_Stated task_
Copy out exactly the lines from the first line of the material below through the line containing "from matplotlib.patches import Rectangle", and nothing beyond them.

>> START Source data

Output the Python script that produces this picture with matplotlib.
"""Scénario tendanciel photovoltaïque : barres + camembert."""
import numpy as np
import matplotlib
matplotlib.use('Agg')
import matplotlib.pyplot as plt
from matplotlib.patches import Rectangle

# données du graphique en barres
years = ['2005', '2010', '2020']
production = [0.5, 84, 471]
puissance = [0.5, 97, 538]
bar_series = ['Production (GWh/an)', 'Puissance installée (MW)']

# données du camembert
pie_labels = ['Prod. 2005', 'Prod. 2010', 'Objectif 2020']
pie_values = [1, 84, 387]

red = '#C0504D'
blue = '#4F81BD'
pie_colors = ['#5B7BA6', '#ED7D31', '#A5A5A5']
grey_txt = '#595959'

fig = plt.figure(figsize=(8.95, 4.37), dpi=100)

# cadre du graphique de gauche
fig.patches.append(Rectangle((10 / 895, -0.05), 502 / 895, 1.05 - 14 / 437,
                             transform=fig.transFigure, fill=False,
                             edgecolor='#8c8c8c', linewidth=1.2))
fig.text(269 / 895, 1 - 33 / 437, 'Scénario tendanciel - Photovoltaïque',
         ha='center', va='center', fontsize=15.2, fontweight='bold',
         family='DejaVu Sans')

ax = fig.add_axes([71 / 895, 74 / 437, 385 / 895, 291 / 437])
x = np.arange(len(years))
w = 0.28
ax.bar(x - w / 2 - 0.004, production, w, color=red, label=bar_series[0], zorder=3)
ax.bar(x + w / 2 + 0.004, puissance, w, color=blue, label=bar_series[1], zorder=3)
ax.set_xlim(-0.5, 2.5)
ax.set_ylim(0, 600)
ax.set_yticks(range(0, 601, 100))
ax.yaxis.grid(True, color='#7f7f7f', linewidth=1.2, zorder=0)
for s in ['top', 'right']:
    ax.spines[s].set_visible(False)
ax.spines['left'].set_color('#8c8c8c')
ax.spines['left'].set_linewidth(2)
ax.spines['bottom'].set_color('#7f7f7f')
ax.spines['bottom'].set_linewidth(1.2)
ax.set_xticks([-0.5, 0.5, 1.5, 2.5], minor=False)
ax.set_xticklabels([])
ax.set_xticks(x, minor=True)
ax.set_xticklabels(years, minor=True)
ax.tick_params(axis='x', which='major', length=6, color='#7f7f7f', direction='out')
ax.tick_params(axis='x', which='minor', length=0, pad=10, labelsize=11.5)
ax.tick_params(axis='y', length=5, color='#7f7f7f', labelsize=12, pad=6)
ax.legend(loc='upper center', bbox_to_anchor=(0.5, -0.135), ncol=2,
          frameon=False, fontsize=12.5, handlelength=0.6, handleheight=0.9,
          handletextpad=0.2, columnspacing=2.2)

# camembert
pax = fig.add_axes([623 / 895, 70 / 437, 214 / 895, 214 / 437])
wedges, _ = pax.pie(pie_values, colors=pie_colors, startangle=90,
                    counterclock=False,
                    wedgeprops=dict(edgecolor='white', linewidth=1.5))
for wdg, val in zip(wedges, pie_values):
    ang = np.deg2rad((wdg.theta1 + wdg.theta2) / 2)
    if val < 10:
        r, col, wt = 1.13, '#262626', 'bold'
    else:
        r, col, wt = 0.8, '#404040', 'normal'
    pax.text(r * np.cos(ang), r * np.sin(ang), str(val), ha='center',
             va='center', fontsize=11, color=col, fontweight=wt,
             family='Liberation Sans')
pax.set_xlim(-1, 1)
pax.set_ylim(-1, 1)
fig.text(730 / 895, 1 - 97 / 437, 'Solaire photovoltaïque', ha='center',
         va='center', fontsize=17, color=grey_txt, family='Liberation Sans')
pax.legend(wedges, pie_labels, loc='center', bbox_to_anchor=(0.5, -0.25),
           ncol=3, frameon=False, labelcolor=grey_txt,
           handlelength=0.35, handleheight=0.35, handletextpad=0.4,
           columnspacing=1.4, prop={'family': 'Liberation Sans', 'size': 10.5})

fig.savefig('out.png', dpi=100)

>> END Source data

_Expected answer_
Output the Python script that produces this picture with matplotlib.
"""Scénario tendanciel photovoltaïque : barres + camembert."""
import numpy as np
import matplotlib
matplotlib.use('Agg')
import matplotlib.pyplot as plt
from matplotlib.patches import Rectangle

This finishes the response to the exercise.